Can you imagine being treated this way when your loved one was a patient? Or being treated this way yourself?
When I saw that “VOTE Heidi” sign, I saw the faces of the Esthers, the Lisas, the Leonards, and all the students judged for who they are by people who haven’t even met them.
The semitrailer truck had a soul for a split second.
On Oct. 14, the Washington Post reported that more legislation has been filed to restrict the lives of trans people in 2022 than at any other point in history: 155 bills in 2022. I had to read the number and say it out loud a few times – one hundred and fifty-five. In just the first 10 months of this year, lawmakers have come together 155 times with the common goal of making it even harder for people, especially trans youth, to be who they are.
I met Renn, (whose name is a pseudonym to protect their privacy), a few months ago. We ate dinner and had chocolate ice cream with Palisade peaches on top for dessert. Renn is 17. It was impossible to not fall in love with their spirit. They’re like a heart with two legs.
They told me they’ve wanted to take their own life and that it had been getting worse recently. They showed me signs of fresh cuts on the inside of their forearms, over old scars. It was an external sign of how hard it really is on the inside to live in a world that judges you.
“What’s the hardest thing for you right now?” I asked Renn.
“I don’t have much to live for,” they told me sitting at my kitchen counter.
When we hugged like two octopuses would, they said, “You’re a safe person. I don’t have a lot of safe people in my life right now.” I handed Renn a key to my house that they added to the chain they wear around their neck.
Renn speaks 3 languages. They can tell you the most elaborate history of almost anything you ask – lightbulbs, dinosaurs, Neil Armstrong. They’re beautiful. Funny. They make a killer mustard salad dressing. Renn has supportive and loving parents.
But every single day Renn — and kids just like them — wake up to an army of 155+ strangers whispering, or driving by in semis, that there is something wrong with them. Insisting that their life doesn’t matter.
I ask you: who on earth can survive the kind of culture that makes people — especially kids — feel like it’s easier to take their own life than to be themselves?
I wonder if the lawmakers who introduced these 155 bills will look back on their life and say, “Damn – I lived a really good life: I spent it trying to limit the participation of some of the most vulnerable and magnificent members of our community.”
I hope not.
These same kids — just like their LGBTQ elders — are 155 times more likely in need of a look, a hug, a signal from a stranger saying: “I see you.
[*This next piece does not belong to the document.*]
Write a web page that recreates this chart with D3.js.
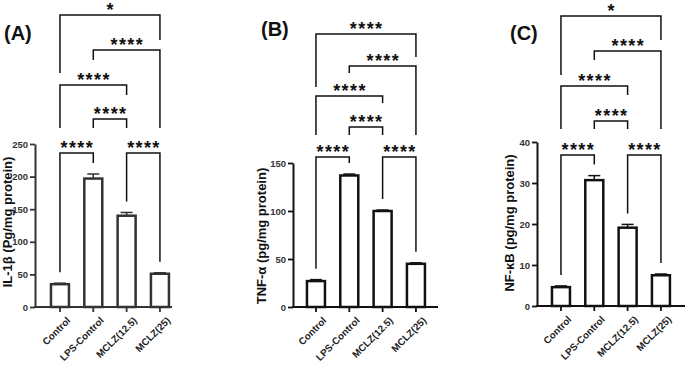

You’re safe with me, you’re welcome here, you’re loved, I got you.”
Now, that’d make a helluva sign for the back of a semitrailer truck.
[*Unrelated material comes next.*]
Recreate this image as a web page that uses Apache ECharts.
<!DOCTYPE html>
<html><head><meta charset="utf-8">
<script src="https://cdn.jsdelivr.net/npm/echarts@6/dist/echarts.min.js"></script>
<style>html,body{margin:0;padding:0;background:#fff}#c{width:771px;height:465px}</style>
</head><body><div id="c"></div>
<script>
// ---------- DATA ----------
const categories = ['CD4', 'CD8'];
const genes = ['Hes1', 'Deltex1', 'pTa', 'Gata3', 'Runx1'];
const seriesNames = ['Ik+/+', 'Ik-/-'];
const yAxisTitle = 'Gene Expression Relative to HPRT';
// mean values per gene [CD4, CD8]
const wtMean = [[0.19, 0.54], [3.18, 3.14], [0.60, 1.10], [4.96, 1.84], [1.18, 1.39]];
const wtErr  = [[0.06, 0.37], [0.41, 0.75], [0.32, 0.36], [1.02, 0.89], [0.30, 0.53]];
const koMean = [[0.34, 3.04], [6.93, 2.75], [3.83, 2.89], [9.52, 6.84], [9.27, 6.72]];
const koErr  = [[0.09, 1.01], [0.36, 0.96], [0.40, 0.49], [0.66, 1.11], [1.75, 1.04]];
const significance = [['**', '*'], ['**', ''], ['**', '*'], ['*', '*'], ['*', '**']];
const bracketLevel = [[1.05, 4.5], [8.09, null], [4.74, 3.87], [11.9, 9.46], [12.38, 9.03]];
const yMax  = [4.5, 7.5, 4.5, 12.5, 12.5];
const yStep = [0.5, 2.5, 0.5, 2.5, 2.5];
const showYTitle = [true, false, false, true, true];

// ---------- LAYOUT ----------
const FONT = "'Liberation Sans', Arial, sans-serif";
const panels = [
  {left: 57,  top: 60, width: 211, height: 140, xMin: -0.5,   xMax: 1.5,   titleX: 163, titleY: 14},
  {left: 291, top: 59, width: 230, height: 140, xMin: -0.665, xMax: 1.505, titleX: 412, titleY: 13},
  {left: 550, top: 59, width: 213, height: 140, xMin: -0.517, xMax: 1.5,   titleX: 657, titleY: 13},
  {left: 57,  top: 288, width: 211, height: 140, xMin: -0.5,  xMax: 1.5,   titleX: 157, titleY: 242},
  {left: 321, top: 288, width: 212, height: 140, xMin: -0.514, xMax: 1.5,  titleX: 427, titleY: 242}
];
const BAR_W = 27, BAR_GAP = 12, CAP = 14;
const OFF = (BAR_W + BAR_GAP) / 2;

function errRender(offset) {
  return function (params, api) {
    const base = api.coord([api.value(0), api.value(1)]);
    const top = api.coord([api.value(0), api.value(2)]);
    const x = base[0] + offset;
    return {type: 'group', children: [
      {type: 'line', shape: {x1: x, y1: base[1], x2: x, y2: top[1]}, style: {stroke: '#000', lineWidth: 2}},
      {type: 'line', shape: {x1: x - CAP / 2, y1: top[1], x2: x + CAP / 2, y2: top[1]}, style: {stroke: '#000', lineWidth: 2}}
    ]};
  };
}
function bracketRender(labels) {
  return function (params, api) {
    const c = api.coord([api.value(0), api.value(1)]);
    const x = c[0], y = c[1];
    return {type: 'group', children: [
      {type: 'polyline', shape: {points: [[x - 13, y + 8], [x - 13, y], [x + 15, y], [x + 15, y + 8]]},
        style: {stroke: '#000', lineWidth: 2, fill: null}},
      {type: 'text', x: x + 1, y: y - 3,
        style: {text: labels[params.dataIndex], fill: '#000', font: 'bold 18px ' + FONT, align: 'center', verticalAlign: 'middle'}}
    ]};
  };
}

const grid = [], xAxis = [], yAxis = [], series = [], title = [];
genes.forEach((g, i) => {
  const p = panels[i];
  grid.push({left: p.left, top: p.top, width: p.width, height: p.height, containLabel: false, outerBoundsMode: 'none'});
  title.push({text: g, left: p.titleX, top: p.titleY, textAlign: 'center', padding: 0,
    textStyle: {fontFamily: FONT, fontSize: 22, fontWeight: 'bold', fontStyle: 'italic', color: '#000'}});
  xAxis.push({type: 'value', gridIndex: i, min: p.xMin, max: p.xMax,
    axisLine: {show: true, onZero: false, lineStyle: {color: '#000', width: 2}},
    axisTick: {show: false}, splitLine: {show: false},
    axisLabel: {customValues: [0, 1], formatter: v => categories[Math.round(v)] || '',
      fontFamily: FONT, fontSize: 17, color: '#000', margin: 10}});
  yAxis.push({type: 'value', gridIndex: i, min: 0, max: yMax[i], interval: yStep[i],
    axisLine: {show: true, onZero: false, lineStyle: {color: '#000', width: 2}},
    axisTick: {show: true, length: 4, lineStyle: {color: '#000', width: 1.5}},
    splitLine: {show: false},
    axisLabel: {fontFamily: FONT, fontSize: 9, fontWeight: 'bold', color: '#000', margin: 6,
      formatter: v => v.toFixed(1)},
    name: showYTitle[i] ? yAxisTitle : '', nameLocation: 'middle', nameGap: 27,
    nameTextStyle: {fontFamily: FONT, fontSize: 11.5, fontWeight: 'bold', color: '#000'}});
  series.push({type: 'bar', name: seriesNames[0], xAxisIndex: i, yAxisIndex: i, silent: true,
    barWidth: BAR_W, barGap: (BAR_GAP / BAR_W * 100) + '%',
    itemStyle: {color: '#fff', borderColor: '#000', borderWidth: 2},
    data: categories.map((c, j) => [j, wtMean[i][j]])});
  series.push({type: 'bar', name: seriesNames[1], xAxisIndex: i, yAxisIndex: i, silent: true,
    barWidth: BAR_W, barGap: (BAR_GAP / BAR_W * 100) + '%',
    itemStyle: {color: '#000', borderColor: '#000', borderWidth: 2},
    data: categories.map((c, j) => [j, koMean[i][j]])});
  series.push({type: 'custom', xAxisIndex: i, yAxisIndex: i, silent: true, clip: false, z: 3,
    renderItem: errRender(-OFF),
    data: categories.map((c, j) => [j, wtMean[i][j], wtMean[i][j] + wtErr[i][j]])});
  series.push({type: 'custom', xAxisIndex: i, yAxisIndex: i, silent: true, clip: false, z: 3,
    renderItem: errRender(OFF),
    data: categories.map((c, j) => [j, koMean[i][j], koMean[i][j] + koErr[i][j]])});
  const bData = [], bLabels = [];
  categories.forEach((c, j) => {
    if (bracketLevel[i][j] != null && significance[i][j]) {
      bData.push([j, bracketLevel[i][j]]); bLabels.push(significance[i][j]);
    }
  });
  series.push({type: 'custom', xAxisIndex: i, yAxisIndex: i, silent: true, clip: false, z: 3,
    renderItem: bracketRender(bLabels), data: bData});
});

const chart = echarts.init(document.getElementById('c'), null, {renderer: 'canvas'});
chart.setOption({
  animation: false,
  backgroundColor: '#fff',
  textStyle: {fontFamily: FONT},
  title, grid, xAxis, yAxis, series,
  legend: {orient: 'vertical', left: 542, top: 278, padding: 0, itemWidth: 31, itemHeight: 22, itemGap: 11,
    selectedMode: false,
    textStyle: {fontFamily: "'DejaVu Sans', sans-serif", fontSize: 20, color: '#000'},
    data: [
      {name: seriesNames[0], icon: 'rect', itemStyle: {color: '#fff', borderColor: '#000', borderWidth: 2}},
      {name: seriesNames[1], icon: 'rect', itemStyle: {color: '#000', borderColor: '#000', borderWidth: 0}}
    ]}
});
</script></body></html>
Carey Candrian, of Boulder, is an associate professor in the Division of General Internal Medicine at the University of Colorado School of Medicine. She has spent much of her career investigating how health care suffers when patients aren’t able to be open with medical professionals about who and what matters most to them. The views expressed in the column are hers, not those of the university.